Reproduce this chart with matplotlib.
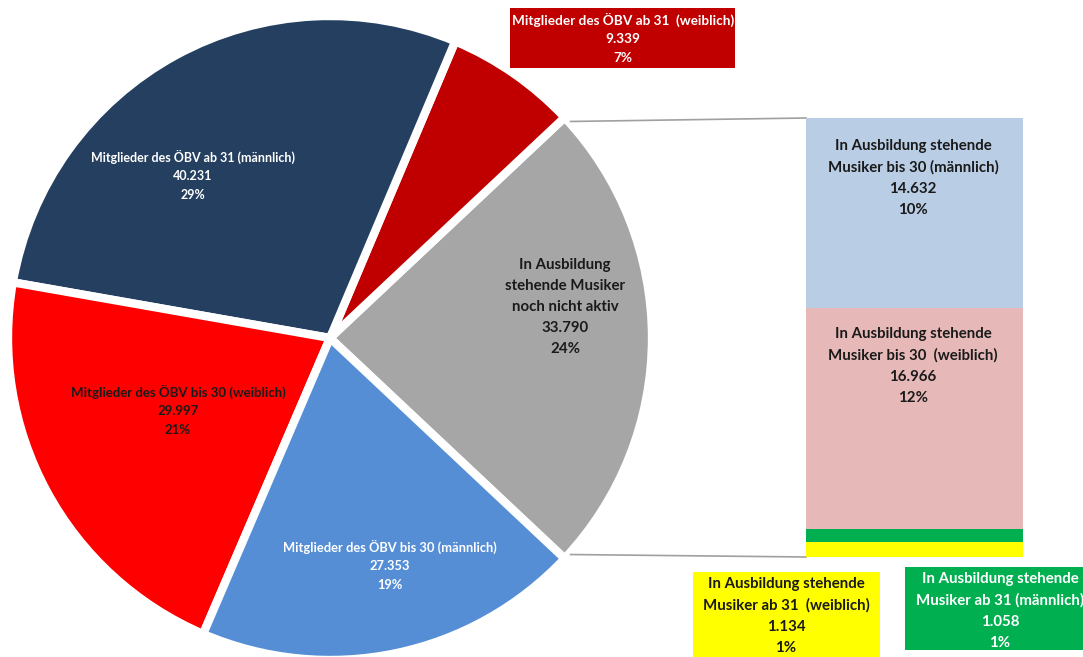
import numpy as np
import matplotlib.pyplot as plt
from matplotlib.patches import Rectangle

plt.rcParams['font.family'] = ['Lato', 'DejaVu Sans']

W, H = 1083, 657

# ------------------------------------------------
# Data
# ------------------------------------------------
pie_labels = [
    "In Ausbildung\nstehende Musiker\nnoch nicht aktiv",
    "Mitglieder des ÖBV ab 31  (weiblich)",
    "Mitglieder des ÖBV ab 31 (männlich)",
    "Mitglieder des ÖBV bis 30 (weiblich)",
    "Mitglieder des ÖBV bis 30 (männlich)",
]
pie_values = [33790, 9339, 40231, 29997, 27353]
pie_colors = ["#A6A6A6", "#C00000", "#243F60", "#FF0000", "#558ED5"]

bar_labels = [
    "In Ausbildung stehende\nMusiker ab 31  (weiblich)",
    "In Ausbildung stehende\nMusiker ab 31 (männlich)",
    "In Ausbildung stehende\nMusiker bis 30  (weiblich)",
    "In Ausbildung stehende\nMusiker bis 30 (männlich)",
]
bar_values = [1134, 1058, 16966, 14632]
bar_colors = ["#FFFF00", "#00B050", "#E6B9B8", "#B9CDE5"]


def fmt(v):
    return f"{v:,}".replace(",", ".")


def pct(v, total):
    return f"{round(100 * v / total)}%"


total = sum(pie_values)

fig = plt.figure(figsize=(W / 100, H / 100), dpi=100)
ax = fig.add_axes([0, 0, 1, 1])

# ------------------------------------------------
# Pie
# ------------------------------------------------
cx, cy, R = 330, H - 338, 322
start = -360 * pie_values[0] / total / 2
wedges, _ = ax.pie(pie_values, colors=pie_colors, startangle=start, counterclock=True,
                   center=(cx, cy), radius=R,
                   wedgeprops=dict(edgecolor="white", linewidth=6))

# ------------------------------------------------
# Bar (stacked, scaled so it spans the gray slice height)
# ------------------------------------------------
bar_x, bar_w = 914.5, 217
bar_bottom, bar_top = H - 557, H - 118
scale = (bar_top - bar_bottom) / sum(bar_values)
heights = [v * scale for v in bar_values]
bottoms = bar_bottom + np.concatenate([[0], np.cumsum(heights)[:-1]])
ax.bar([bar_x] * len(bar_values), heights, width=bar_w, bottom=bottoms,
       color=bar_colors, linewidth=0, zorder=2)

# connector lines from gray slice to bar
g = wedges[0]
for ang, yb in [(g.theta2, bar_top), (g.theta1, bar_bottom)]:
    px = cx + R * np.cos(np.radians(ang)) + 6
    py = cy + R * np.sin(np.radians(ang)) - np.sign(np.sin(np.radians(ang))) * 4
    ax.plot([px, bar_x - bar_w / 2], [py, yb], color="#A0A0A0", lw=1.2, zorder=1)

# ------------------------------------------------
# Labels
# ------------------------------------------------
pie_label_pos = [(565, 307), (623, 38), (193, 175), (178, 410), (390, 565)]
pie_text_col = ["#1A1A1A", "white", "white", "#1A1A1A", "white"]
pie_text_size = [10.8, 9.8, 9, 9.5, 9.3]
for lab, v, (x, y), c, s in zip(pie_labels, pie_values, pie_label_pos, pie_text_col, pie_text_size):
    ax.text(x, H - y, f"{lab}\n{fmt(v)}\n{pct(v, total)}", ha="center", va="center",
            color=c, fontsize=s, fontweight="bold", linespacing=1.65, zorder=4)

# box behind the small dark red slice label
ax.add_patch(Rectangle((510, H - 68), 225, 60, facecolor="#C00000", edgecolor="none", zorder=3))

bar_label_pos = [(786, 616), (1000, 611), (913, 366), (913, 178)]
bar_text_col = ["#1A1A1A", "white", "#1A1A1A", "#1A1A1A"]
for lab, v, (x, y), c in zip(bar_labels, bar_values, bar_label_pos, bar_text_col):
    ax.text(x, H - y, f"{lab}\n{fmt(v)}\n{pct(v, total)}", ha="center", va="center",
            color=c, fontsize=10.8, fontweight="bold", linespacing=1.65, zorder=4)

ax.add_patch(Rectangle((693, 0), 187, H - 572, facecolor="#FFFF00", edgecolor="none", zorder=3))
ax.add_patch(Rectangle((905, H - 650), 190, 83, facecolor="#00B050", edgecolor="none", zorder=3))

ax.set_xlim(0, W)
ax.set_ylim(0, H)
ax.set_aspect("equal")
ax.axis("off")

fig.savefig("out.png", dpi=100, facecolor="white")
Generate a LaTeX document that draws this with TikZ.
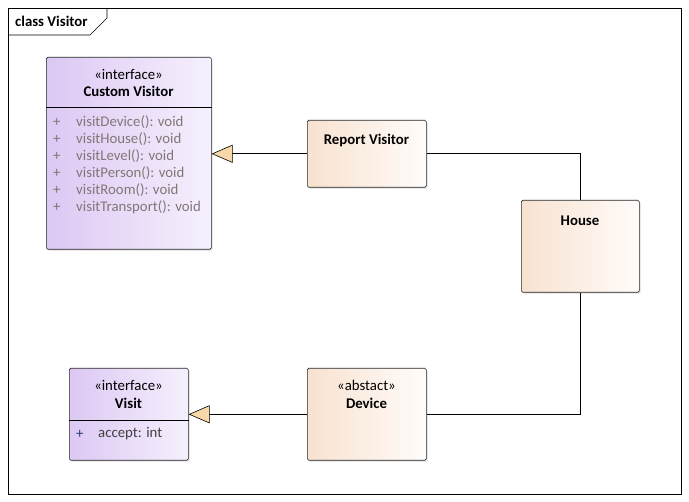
::::
WHAT TO PRODUCE: The pictures should not be reproduced; quote all of the other material exactly.

RESULT:
Reproduce this chart with matplotlib.
import numpy as np
import matplotlib.pyplot as plt
from matplotlib.patches import Rectangle

plt.rcParams['font.family'] = ['Lato', 'DejaVu Sans']

W, H = 1083, 657

# ------------------------------------------------
# Data
# ------------------------------------------------
pie_labels = [
    "In Ausbildung\nstehende Musiker\nnoch nicht aktiv",
    "Mitglieder des ÖBV ab 31  (weiblich)",
    "Mitglieder des ÖBV ab 31 (männlich)",
    "Mitglieder des ÖBV bis 30 (weiblich)",
    "Mitglieder des ÖBV bis 30 (männlich)",
]
pie_values = [33790, 9339, 40231, 29997, 27353]
pie_colors = ["#A6A6A6", "#C00000", "#243F60", "#FF0000", "#558ED5"]

bar_labels = [
    "In Ausbildung stehende\nMusiker ab 31  (weiblich)",
    "In Ausbildung stehende\nMusiker ab 31 (männlich)",
    "In Ausbildung stehende\nMusiker bis 30  (weiblich)",
    "In Ausbildung stehende\nMusiker bis 30 (männlich)",
]
bar_values = [1134, 1058, 16966, 14632]
bar_colors = ["#FFFF00", "#00B050", "#E6B9B8", "#B9CDE5"]


def fmt(v):
    return f"{v:,}".replace(",", ".")


def pct(v, total):
    return f"{round(100 * v / total)}%"


total = sum(pie_values)

fig = plt.figure(figsize=(W / 100, H / 100), dpi=100)
ax = fig.add_axes([0, 0, 1, 1])

# ------------------------------------------------
# Pie
# ------------------------------------------------
cx, cy, R = 330, H - 338, 322
start = -360 * pie_values[0] / total / 2
wedges, _ = ax.pie(pie_values, colors=pie_colors, startangle=start, counterclock=True,
                   center=(cx, cy), radius=R,
                   wedgeprops=dict(edgecolor="white", linewidth=6))

# ------------------------------------------------
# Bar (stacked, scaled so it spans the gray slice height)
# ------------------------------------------------
bar_x, bar_w = 914.5, 217
bar_bottom, bar_top = H - 557, H - 118
scale = (bar_top - bar_bottom) / sum(bar_values)
heights = [v * scale for v in bar_values]
bottoms = bar_bottom + np.concatenate([[0], np.cumsum(heights)[:-1]])
ax.bar([bar_x] * len(bar_values), heights, width=bar_w, bottom=bottoms,
       color=bar_colors, linewidth=0, zorder=2)

# connector lines from gray slice to bar
g = wedges[0]
for ang, yb in [(g.theta2, bar_top), (g.theta1, bar_bottom)]:
    px = cx + R * np.cos(np.radians(ang)) + 6
    py = cy + R * np.sin(np.radians(ang)) - np.sign(np.sin(np.radians(ang))) * 4
    ax.plot([px, bar_x - bar_w / 2], [py, yb], color="#A0A0A0", lw=1.2, zorder=1)

# ------------------------------------------------
# Labels
# ------------------------------------------------
pie_label_pos = [(565, 307), (623, 38), (193, 175), (178, 410), (390, 565)]
pie_text_col = ["#1A1A1A", "white", "white", "#1A1A1A", "white"]
pie_text_size = [10.8, 9.8, 9, 9.5, 9.3]
for lab, v, (x, y), c, s in zip(pie_labels, pie_values, pie_label_pos, pie_text_col, pie_text_size):
    ax.text(x, H - y, f"{lab}\n{fmt(v)}\n{pct(v, total)}", ha="center", va="center",
            color=c, fontsize=s, fontweight="bold", linespacing=1.65, zorder=4)

# box behind the small dark red slice label
ax.add_patch(Rectangle((510, H - 68), 225, 60, facecolor="#C00000", edgecolor="none", zorder=3))

bar_label_pos = [(786, 616), (1000, 611), (913, 366), (913, 178)]
bar_text_col = ["#1A1A1A", "white", "#1A1A1A", "#1A1A1A"]
for lab, v, (x, y), c in zip(bar_labels, bar_values, bar_label_pos, bar_text_col):
    ax.text(x, H - y, f"{lab}\n{fmt(v)}\n{pct(v, total)}", ha="center", va="center",
            color=c, fontsize=10.8, fontweight="bold", linespacing=1.65, zorder=4)

ax.add_patch(Rectangle((693, 0), 187, H - 572, facecolor="#FFFF00", edgecolor="none", zorder=3))
ax.add_patch(Rectangle((905, H - 650), 190, 83, facecolor="#00B050", edgecolor="none", zorder=3))

ax.set_xlim(0, W)
ax.set_ylim(0, H)
ax.set_aspect("equal")
ax.axis("off")

fig.savefig("out.png", dpi=100, facecolor="white")
Generate a LaTeX document that draws this with TikZ.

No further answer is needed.